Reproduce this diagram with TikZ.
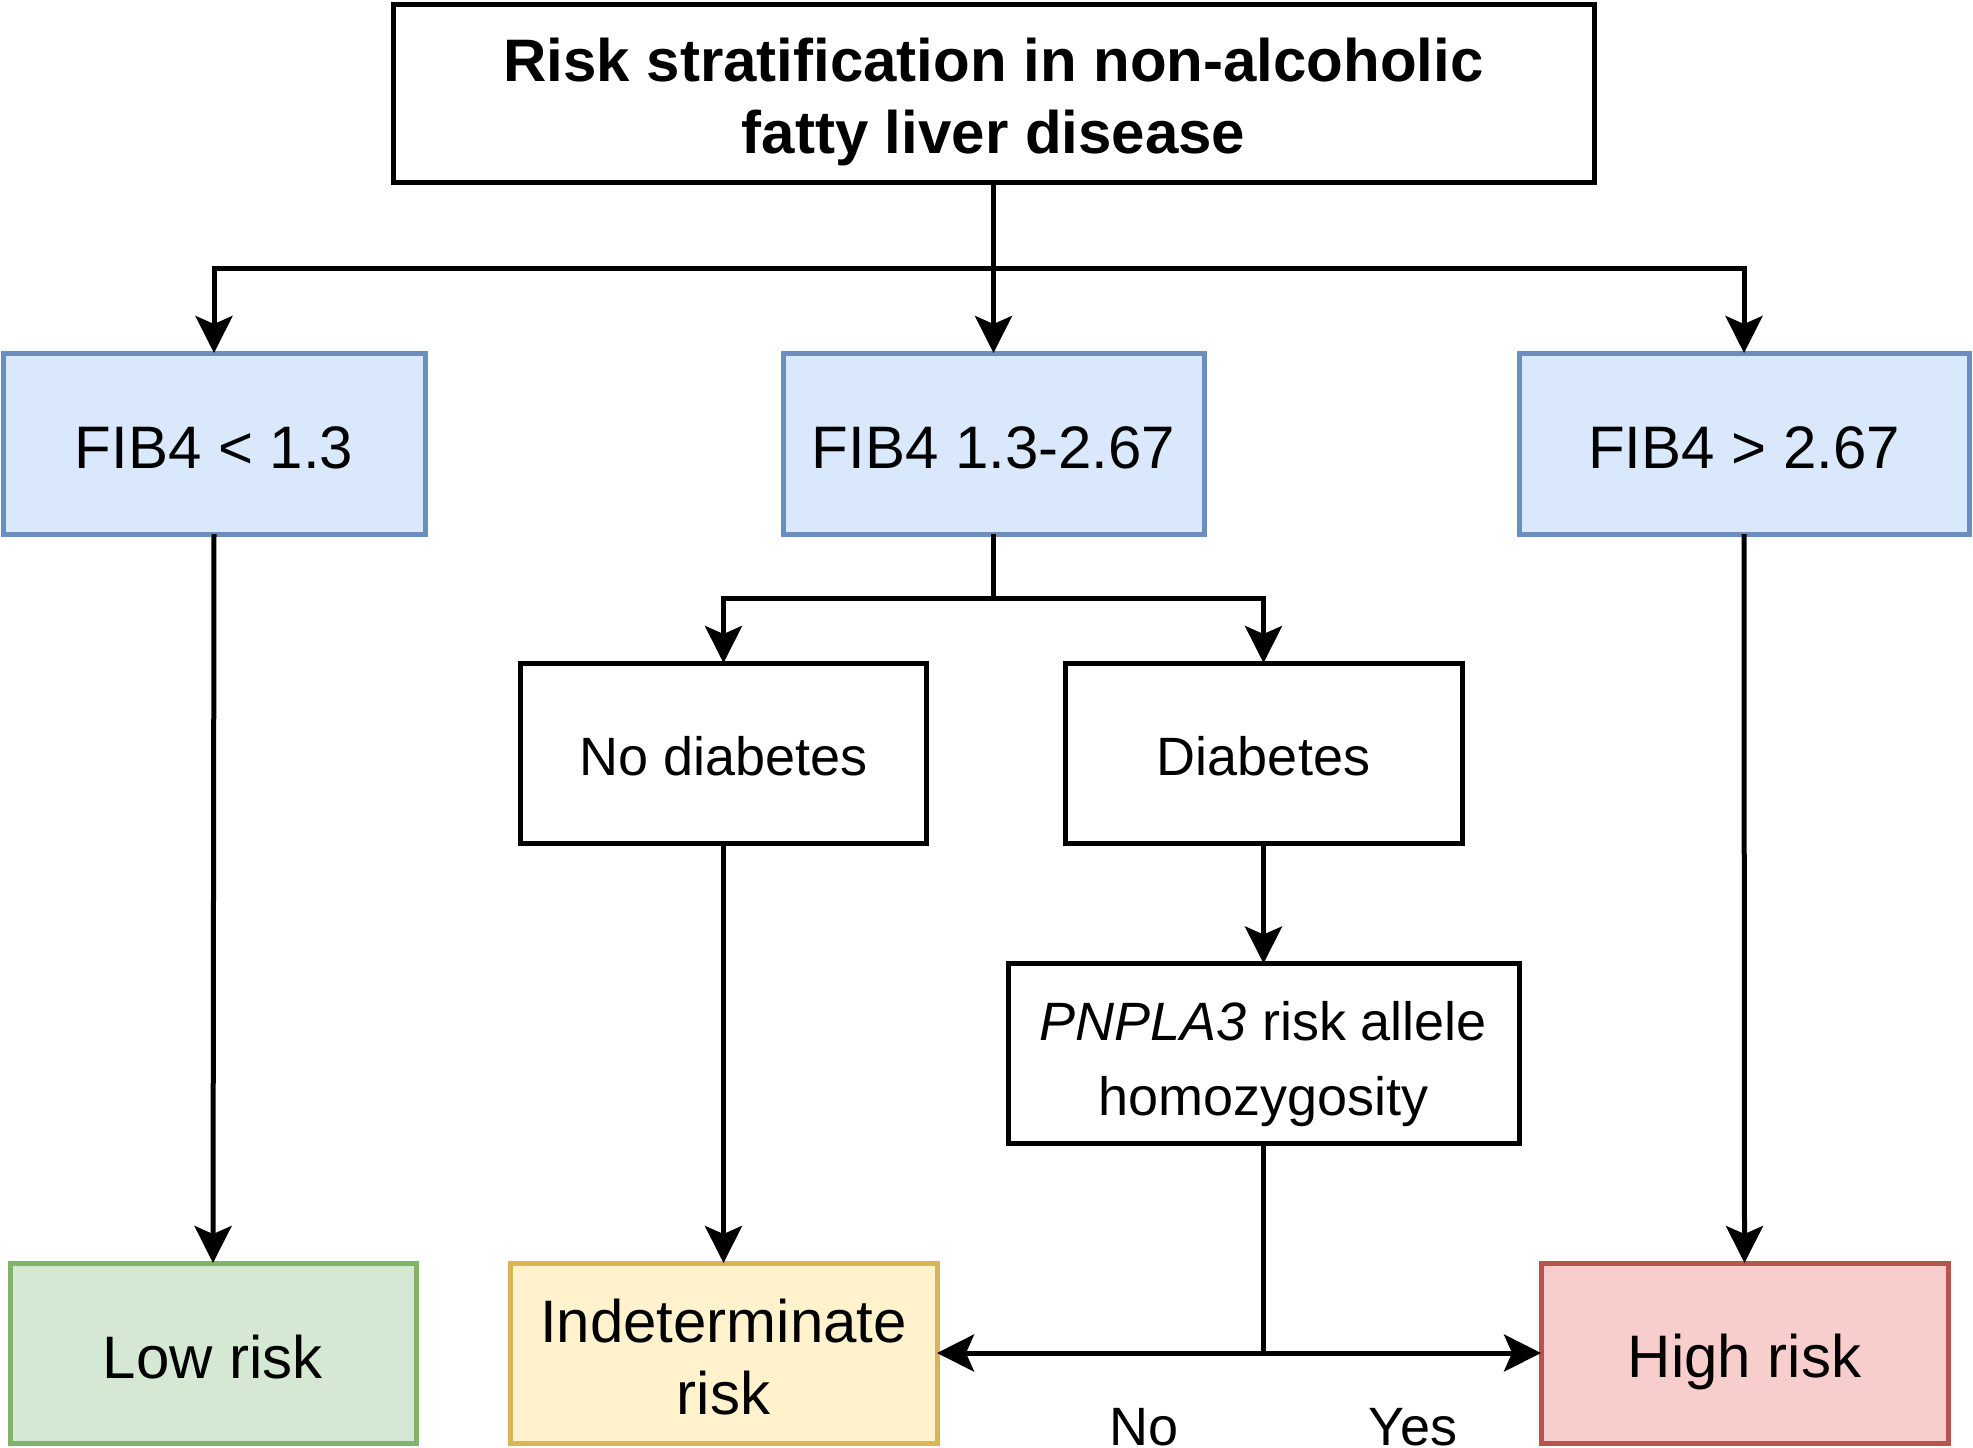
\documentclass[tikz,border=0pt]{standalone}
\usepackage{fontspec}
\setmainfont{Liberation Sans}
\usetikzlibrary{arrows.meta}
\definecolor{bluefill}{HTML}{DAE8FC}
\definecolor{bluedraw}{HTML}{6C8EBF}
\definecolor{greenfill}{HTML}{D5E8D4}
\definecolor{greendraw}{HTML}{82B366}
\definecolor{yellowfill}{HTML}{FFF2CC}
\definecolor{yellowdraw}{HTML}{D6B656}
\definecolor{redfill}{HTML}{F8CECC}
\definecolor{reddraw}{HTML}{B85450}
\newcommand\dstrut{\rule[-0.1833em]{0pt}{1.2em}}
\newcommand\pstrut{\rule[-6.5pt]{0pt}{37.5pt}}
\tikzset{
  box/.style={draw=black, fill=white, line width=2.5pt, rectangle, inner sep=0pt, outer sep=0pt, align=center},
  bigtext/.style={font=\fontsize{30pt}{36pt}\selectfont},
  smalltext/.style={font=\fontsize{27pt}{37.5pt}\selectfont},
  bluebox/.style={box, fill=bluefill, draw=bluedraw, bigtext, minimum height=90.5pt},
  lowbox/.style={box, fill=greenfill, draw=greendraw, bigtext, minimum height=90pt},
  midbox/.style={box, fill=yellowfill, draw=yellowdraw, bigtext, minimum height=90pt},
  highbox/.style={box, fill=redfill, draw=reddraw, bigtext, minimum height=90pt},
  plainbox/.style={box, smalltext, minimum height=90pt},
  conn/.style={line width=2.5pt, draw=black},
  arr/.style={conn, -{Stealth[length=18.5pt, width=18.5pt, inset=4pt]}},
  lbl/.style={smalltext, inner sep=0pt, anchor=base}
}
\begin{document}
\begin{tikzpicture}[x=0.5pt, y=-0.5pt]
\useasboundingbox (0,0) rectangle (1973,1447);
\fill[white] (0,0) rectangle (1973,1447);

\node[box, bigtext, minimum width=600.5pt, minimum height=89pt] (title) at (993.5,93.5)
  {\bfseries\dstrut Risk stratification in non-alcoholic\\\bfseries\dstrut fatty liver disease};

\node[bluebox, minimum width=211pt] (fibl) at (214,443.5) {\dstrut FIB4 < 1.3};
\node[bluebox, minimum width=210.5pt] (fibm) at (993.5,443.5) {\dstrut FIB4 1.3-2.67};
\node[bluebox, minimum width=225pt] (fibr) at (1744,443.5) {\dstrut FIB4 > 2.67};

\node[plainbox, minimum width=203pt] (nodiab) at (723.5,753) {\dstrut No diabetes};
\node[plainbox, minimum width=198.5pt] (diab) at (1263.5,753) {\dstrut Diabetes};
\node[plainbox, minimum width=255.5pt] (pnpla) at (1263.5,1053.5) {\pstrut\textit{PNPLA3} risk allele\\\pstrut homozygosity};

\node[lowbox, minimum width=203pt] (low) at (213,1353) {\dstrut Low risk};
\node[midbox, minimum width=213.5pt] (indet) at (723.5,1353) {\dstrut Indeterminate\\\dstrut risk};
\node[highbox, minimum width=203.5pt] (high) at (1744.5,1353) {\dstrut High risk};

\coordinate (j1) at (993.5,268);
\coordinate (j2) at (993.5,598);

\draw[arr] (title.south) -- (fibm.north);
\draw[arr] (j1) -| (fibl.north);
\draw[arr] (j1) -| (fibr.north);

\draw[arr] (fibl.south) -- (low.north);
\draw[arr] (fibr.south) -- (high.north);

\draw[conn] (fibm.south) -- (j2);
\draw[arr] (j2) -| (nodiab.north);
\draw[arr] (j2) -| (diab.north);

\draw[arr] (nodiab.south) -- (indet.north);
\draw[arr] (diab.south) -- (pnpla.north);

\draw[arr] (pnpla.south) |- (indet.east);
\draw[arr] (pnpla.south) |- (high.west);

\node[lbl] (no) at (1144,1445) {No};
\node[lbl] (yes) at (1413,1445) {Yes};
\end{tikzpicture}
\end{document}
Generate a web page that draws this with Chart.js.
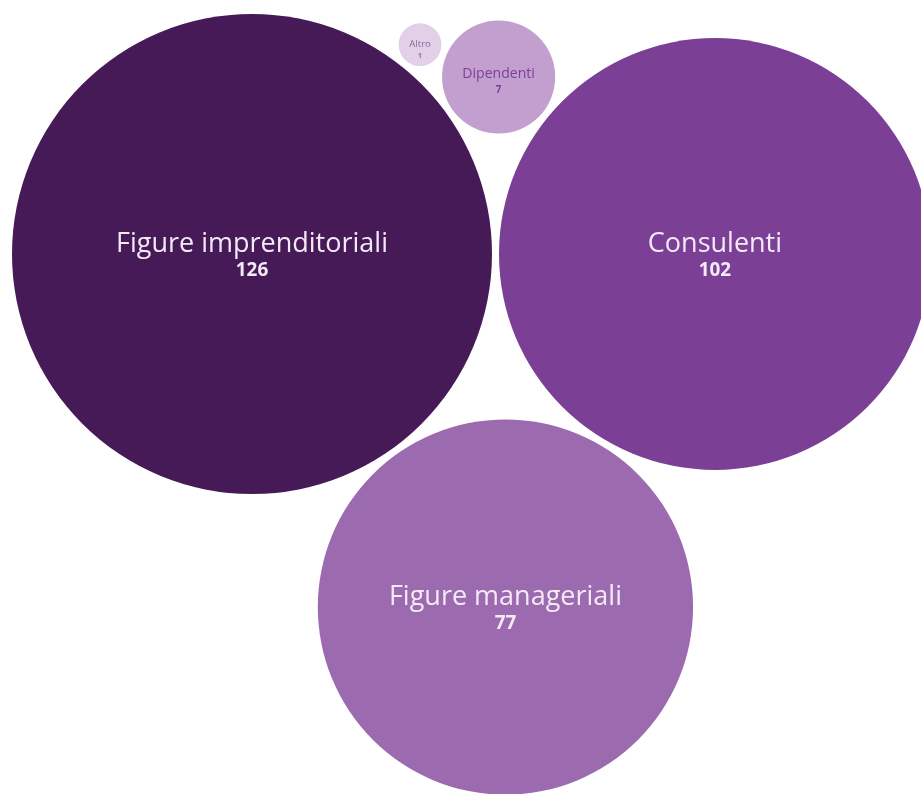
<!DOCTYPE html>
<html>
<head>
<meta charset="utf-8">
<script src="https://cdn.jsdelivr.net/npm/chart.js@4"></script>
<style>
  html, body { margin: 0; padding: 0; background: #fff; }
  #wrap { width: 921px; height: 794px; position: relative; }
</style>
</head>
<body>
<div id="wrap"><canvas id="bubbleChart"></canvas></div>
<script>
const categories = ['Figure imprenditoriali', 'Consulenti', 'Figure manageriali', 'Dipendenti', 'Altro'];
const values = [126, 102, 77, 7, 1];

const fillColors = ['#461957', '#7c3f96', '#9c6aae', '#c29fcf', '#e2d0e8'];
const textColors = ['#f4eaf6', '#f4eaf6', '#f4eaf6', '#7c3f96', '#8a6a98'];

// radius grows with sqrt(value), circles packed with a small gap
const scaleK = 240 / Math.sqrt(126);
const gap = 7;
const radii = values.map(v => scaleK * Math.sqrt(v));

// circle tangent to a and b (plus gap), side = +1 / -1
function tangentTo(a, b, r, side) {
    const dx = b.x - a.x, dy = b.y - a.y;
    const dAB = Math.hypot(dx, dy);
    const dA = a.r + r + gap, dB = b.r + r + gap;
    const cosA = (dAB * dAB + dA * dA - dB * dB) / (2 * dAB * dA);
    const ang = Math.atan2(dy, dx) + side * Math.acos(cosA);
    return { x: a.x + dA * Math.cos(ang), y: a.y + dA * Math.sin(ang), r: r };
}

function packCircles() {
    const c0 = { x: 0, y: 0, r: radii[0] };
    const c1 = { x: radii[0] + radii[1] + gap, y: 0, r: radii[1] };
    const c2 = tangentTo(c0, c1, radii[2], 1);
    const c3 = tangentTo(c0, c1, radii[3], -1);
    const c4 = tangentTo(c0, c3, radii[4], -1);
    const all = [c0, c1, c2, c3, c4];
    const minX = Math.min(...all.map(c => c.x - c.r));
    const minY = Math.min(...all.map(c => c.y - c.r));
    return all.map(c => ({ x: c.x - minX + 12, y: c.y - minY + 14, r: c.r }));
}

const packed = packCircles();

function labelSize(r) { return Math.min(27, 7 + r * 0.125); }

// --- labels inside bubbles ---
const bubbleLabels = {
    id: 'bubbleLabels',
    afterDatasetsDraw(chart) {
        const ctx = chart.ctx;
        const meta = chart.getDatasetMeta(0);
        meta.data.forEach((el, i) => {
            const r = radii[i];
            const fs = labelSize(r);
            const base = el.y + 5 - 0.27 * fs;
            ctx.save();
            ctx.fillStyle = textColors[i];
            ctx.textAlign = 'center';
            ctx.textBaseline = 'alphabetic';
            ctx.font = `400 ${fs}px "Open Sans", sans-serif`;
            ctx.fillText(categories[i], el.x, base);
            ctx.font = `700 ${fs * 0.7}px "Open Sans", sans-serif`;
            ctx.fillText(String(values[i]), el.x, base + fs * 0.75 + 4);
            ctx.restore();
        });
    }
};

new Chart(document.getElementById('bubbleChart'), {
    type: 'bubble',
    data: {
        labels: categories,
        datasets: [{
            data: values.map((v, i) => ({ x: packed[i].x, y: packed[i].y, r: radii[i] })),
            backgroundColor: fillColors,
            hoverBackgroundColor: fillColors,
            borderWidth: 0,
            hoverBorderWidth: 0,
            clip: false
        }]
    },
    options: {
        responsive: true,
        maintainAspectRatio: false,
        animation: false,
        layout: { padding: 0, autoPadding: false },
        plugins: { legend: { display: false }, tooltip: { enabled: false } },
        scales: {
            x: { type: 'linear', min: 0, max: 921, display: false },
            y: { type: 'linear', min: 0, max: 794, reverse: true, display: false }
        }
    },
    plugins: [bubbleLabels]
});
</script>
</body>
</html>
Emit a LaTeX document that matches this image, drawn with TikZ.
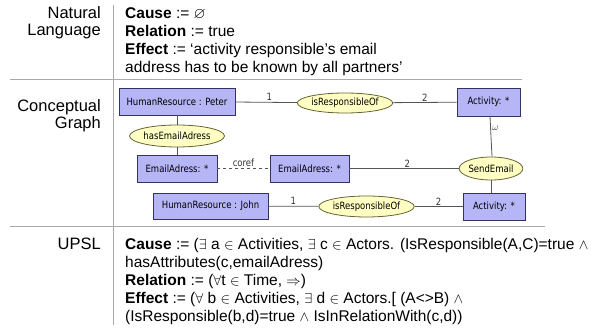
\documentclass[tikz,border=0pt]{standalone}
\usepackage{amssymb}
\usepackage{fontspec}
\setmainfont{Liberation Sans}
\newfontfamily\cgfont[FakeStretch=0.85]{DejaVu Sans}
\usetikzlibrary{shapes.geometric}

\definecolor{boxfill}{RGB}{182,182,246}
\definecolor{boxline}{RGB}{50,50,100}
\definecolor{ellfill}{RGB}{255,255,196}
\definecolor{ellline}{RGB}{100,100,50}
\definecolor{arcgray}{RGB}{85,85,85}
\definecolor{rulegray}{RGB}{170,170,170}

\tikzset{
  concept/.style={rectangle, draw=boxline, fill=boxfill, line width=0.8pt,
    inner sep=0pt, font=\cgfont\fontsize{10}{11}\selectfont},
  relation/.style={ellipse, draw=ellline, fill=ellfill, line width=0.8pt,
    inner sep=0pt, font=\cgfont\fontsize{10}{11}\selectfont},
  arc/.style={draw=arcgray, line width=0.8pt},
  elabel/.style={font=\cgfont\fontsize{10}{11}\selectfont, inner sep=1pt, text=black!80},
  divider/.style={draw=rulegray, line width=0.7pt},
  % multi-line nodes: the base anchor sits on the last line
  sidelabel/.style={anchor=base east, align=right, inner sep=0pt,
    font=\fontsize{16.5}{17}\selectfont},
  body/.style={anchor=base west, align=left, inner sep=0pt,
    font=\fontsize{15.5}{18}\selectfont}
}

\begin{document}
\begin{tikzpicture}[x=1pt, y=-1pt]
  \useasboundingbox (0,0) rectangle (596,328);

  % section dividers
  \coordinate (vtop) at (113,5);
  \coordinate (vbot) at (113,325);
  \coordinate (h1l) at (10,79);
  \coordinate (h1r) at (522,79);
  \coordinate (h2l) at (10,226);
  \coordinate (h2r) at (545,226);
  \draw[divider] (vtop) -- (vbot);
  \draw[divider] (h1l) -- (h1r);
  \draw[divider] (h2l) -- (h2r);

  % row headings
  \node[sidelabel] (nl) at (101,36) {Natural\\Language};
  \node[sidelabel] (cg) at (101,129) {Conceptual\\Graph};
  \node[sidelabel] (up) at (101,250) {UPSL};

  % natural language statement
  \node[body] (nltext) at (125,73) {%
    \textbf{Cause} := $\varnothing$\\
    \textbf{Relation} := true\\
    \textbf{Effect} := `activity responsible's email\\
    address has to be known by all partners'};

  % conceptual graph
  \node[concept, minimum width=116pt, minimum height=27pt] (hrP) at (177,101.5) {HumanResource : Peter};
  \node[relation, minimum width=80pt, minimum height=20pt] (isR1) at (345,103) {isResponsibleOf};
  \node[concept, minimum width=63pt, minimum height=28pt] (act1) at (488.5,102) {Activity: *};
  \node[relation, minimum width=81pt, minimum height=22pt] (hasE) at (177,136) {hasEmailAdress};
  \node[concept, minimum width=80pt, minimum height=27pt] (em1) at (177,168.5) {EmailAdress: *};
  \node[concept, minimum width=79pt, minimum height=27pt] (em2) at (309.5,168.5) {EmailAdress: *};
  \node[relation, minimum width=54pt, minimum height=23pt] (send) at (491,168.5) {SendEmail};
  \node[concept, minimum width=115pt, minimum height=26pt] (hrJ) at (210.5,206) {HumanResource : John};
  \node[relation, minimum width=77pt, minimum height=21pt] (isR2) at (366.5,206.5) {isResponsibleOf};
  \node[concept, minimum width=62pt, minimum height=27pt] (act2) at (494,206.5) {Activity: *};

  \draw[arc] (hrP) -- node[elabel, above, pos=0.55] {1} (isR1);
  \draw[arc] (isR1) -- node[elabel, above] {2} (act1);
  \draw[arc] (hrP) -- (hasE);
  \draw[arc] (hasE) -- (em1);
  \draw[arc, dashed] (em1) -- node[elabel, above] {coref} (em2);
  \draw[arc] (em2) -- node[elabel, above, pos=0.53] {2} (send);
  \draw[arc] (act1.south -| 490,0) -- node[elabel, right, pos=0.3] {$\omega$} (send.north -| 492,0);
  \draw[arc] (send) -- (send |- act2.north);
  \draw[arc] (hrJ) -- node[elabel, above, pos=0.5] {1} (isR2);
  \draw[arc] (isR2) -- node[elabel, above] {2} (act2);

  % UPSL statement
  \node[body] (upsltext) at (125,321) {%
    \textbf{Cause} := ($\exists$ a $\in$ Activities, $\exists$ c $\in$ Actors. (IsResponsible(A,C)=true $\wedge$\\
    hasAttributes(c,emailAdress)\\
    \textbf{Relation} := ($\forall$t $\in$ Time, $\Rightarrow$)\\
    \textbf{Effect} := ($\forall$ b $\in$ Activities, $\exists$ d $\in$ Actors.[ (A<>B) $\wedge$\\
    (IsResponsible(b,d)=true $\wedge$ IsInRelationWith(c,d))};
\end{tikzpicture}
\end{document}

========================================

### Problem requirements
Using the data above, extract exactly the lines from the one containing "Emit a LaTeX" through the one containing "(up) at (101,250)". Pictures are left out.

### Output for this task
Emit a LaTeX document that matches this image, drawn with TikZ.
\documentclass[tikz,border=0pt]{standalone}
\usepackage{amssymb}
\usepackage{fontspec}
\setmainfont{Liberation Sans}
\newfontfamily\cgfont[FakeStretch=0.85]{DejaVu Sans}
\usetikzlibrary{shapes.geometric}

\definecolor{boxfill}{RGB}{182,182,246}
\definecolor{boxline}{RGB}{50,50,100}
\definecolor{ellfill}{RGB}{255,255,196}
\definecolor{ellline}{RGB}{100,100,50}
\definecolor{arcgray}{RGB}{85,85,85}
\definecolor{rulegray}{RGB}{170,170,170}

\tikzset{
  concept/.style={rectangle, draw=boxline, fill=boxfill, line width=0.8pt,
    inner sep=0pt, font=\cgfont\fontsize{10}{11}\selectfont},
  relation/.style={ellipse, draw=ellline, fill=ellfill, line width=0.8pt,
    inner sep=0pt, font=\cgfont\fontsize{10}{11}\selectfont},
  arc/.style={draw=arcgray, line width=0.8pt},
  elabel/.style={font=\cgfont\fontsize{10}{11}\selectfont, inner sep=1pt, text=black!80},
  divider/.style={draw=rulegray, line width=0.7pt},
  % multi-line nodes: the base anchor sits on the last line
  sidelabel/.style={anchor=base east, align=right, inner sep=0pt,
    font=\fontsize{16.5}{17}\selectfont},
  body/.style={anchor=base west, align=left, inner sep=0pt,
    font=\fontsize{15.5}{18}\selectfont}
}

\begin{document}
\begin{tikzpicture}[x=1pt, y=-1pt]
  \useasboundingbox (0,0) rectangle (596,328);

  % section dividers
  \coordinate (vtop) at (113,5);
  \coordinate (vbot) at (113,325);
  \coordinate (h1l) at (10,79);
  \coordinate (h1r) at (522,79);
  \coordinate (h2l) at (10,226);
  \coordinate (h2r) at (545,226);
  \draw[divider] (vtop) -- (vbot);
  \draw[divider] (h1l) -- (h1r);
  \draw[divider] (h2l) -- (h2r);

  % row headings
  \node[sidelabel] (nl) at (101,36) {Natural\\Language};
  \node[sidelabel] (cg) at (101,129) {Conceptual\\Graph};
  \node[sidelabel] (up) at (101,250) {UPSL};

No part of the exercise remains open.